* **GIVEN EXERCISE**
Look at the data below and print exactly the lines from its first line through the line with "const PLOT_BOTTOM = 398;"; the pictures stay out of the copy.

BEGIN DATA LINES

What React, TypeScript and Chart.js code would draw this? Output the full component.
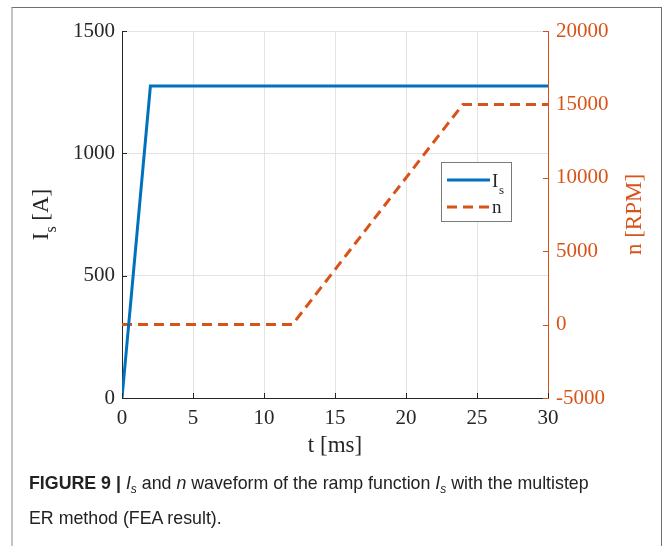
import React, { useEffect, useRef } from "react";
import { Chart, registerables } from "chart.js";

Chart.register(...registerables);

// Data
const isTime = [0, 2, 30];
const isValues = [0, 1275, 1275];
const nTime = [0, 12, 24, 30];
const nValues = [0, 0, 15000, 15000];
const xTicks = [0, 5, 10, 15, 20, 25, 30];
const leftTicks = [0, 500, 1000, 1500];
const rightTicks = [-5000, 0, 5000, 10000, 15000, 20000];

const BLUE = "#0072BD";
const ORANGE = "#D95319";
const AXIS = "#262626";
const SERIF = "'Liberation Serif', 'Times New Roman', serif";

const W = 663;
const H = 470;
const PLOT_LEFT = 122;
const PLOT_RIGHT = 548;
const PLOT_TOP = 31;
const PLOT_BOTTOM = 398;

const sketchPlugin = {
  id: "sketch",
  afterDatasetsDraw(chart: any) {
    const { ctx, chartArea: ca, scales } = chart;
    const x = scales.x;
    const yl = scales.yL;
    const yr = scales.yR;
    ctx.save();
    // inward ticks
    ctx.lineWidth = 1;
    ctx.strokeStyle = AXIS;
    ctx.beginPath();
    xTicks.forEach((t) => {
      const px = Math.round(x.getPixelForValue(t)) + 0.5;
      ctx.moveTo(px, ca.bottom);
      ctx.lineTo(px, ca.bottom - 5);
    });
    leftTicks.forEach((t) => {
      const py = Math.round(yl.getPixelForValue(t)) + 0.5;
      ctx.moveTo(ca.left, py);
      ctx.lineTo(ca.left + 5, py);
    });
    ctx.stroke();
    ctx.strokeStyle = ORANGE;
    ctx.beginPath();
    rightTicks.forEach((t) => {
      const py = Math.round(yr.getPixelForValue(t)) + 0.5;
      ctx.moveTo(ca.right, py);
      ctx.lineTo(ca.right - 5, py);
    });
    ctx.stroke();

    // Legend box
    const lx = 441, ly = 162, lw = 70, lh = 59;
    ctx.fillStyle = "#ffffff";
    ctx.fillRect(lx, ly, lw, lh);
    ctx.strokeStyle = "#7a7a7a";
    ctx.lineWidth = 1;
    ctx.strokeRect(lx + 0.5, ly + 0.5, lw, lh);
    const ds0 = chart.data.datasets[0];
    const ds1 = chart.data.datasets[1];
    ctx.lineWidth = 3;
    ctx.strokeStyle = ds0.borderColor;
    ctx.setLineDash([]);
    ctx.beginPath();
    ctx.moveTo(lx + 6, ly + 18);
    ctx.lineTo(lx + 49, ly + 18);
    ctx.stroke();
    ctx.strokeStyle = ds1.borderColor;
    ctx.setLineDash(ds1.borderDash);
    ctx.beginPath();
    ctx.moveTo(lx + 6, ly + 45);
    ctx.lineTo(lx + 49, ly + 45);
    ctx.stroke();
    ctx.setLineDash([]);
    ctx.fillStyle = AXIS;
    ctx.textBaseline = "alphabetic";
    ctx.textAlign = "left";
    ctx.font = `19px ${SERIF}`;
    ctx.fillText("I", lx + 51, ly + 25);
    ctx.font = `13px ${SERIF}`;
    ctx.fillText("s", lx + 58, ly + 32);
    ctx.font = `19px ${SERIF}`;
    ctx.fillText("n", lx + 51, ly + 51);

    // Axis titles
    ctx.font = `23px ${SERIF}`;
    ctx.fillStyle = AXIS;
    ctx.textAlign = "center";
    ctx.textBaseline = "middle";
    ctx.fillText("t [ms]", (ca.left + ca.right) / 2, 446);

    // Left title: I_s [A]
    const cy = (ca.top + ca.bottom) / 2;
    ctx.save();
    ctx.translate(48, cy);
    ctx.rotate(-Math.PI / 2);
    ctx.textAlign = "left";
    ctx.textBaseline = "alphabetic";
    ctx.font = `23px ${SERIF}`;
    const wI = ctx.measureText("I").width;
    ctx.font = `16px ${SERIF}`;
    const wS = ctx.measureText("s").width;
    ctx.font = `23px ${SERIF}`;
    const wA = ctx.measureText(" [A]").width;
    const total = wI + wS + wA;
    let sx = -total / 2;
    ctx.fillText("I", sx, 0);
    sx += wI;
    ctx.font = `16px ${SERIF}`;
    ctx.fillText("s", sx, 8);
    sx += wS;
    ctx.font = `23px ${SERIF}`;
    ctx.fillText(" [A]", sx, 0);
    ctx.restore();

    // Right title
    ctx.save();
    ctx.translate(635, cy);
    ctx.rotate(-Math.PI / 2);
    ctx.fillStyle = ORANGE;
    ctx.textAlign = "center";
    ctx.textBaseline = "middle";
    ctx.font = `23px ${SERIF}`;
    ctx.fillText("n [RPM]", 0, 0);
    ctx.restore();

    ctx.restore();
  },
};

function ChartView() {
  const ref = useRef<HTMLCanvasElement>(null);
  useEffect(() => {
    if (!ref.current) return;
    const chart = new Chart(ref.current, {
      type: "line",
      data: {
        datasets: [
          {
            label: "Is",
            data: isTime.map((t, i) => ({ x: t, y: isValues[i] })),
            borderColor: BLUE,
            borderWidth: 3,
            pointRadius: 0,
            fill: false,
            tension: 0,
            yAxisID: "yL",
          },
          {
            label: "n",
            data: nTime.map((t, i) => ({ x: t, y: nValues[i] })),
            borderColor: ORANGE,
            borderWidth: 3,
            borderDash: [10, 6],
            pointRadius: 0,
            fill: false,
            tension: 0,
            yAxisID: "yR",
          },
        ],
      },
      options: {
        animation: false,
        responsive: false,
        layout: { padding: { top: PLOT_TOP, left: 0, right: 0, bottom: 0 } },
        plugins: {
          legend: { display: false },
          tooltip: { enabled: false },
        },
        scales: {
          x: {
            type: "linear",
            min: 0,
            max: 30,
            afterBuildTicks: (s: any) => {
              s.ticks = xTicks.map((v) => ({ value: v }));
            },
            afterFit: (s: any) => {
              s.height = H - PLOT_BOTTOM;
            },
            ticks: {
              color: AXIS,
              font: { family: SERIF, size: 21 },
              padding: 8,
              maxRotation: 0,
              callback: (v: any) => String(v),
            },
            grid: { color: "#e3e3e3", drawTicks: false, lineWidth: 1 },
            border: { display: true, color: AXIS, width: 1 },
          },
          yL: {
            type: "linear",
            position: "left",
            min: 0,
            max: 1500,
            afterBuildTicks: (s: any) => {
              s.ticks = leftTicks.map((v) => ({ value: v }));
            },
            afterFit: (s: any) => {
              s.width = PLOT_LEFT;
            },
            ticks: {
              color: AXIS,
              font: { family: SERIF, size: 21 },
              padding: 7,
              callback: (v: any) => String(v),
            },
            grid: { color: "#e3e3e3", drawTicks: false, lineWidth: 1 },
            border: { display: true, color: AXIS, width: 1 },
          },
          yR: {
            type: "linear",
            position: "right",
            min: -5000,
            max: 20000,
            afterBuildTicks: (s: any) => {
              s.ticks = rightTicks.map((v) => ({ value: v }));
            },
            afterFit: (s: any) => {
              s.width = W - PLOT_RIGHT;
            },
            ticks: {
              color: ORANGE,
              font: { family: SERIF, size: 21 },
              padding: 8,
              callback: (v: any) => String(v),
            },
            grid: { display: false, drawTicks: false },
            border: { display: true, color: ORANGE, width: 1 },
          },
        },
      },
      plugins: [sketchPlugin],
    });
    return () => chart.destroy();
  }, []);
  return (
    <canvas
      ref={ref}
      width={W}
      height={H}
      style={{ position: "absolute", left: 0, top: 0, width: W, height: H }}
    />
  );
}

const subStyle: React.CSSProperties = {
  fontSize: 12,
  position: "relative",
  top: 4,
  fontStyle: "italic",
};

export default function App() {
  return (
    <div
      style={{
        position: "absolute",
        left: 0,
        top: 0,
        width: W,
        height: 546,
        overflow: "hidden",
        background: "#ffffff",
      }}
    >
      <div
        style={{
          position: "absolute",
          left: 11,
          top: 7,
          width: 648,
          height: 560,
          borderTop: "1.5px solid #707070",
          borderRight: "1.5px solid #707070",
          borderLeft: "2px solid #c4c4c4",
        }}
      />
      <ChartView />
      <div
        style={{
          position: "absolute",
          left: 29,
          top: 467,
          fontFamily: "'Liberation Sans', Arial, sans-serif",
          fontSize: 17.8,
          lineHeight: "33px",
          color: "#222222",
          whiteSpace: "nowrap",
        }}
      >
        <div>
          <b>FIGURE 9 |</b> <i>I</i>
          <span style={subStyle}>s</span> and <i>n</i> waveform of the ramp
          function <i>I</i>
          <span style={subStyle}>s</span> with the multistep
        </div>
        <div>ER method (FEA result).</div>
      </div>
    </div>
  );
}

END DATA LINES

* **WORKED ANSWER**
What React, TypeScript and Chart.js code would draw this? Output the full component.
import React, { useEffect, useRef } from "react";
import { Chart, registerables } from "chart.js";

Chart.register(...registerables);

// Data
const isTime = [0, 2, 30];
const isValues = [0, 1275, 1275];
const nTime = [0, 12, 24, 30];
const nValues = [0, 0, 15000, 15000];
const xTicks = [0, 5, 10, 15, 20, 25, 30];
const leftTicks = [0, 500, 1000, 1500];
const rightTicks = [-5000, 0, 5000, 10000, 15000, 20000];

const BLUE = "#0072BD";
const ORANGE = "#D95319";
const AXIS = "#262626";
const SERIF = "'Liberation Serif', 'Times New Roman', serif";

const W = 663;
const H = 470;
const PLOT_LEFT = 122;
const PLOT_RIGHT = 548;
const PLOT_TOP = 31;
const PLOT_BOTTOM = 398;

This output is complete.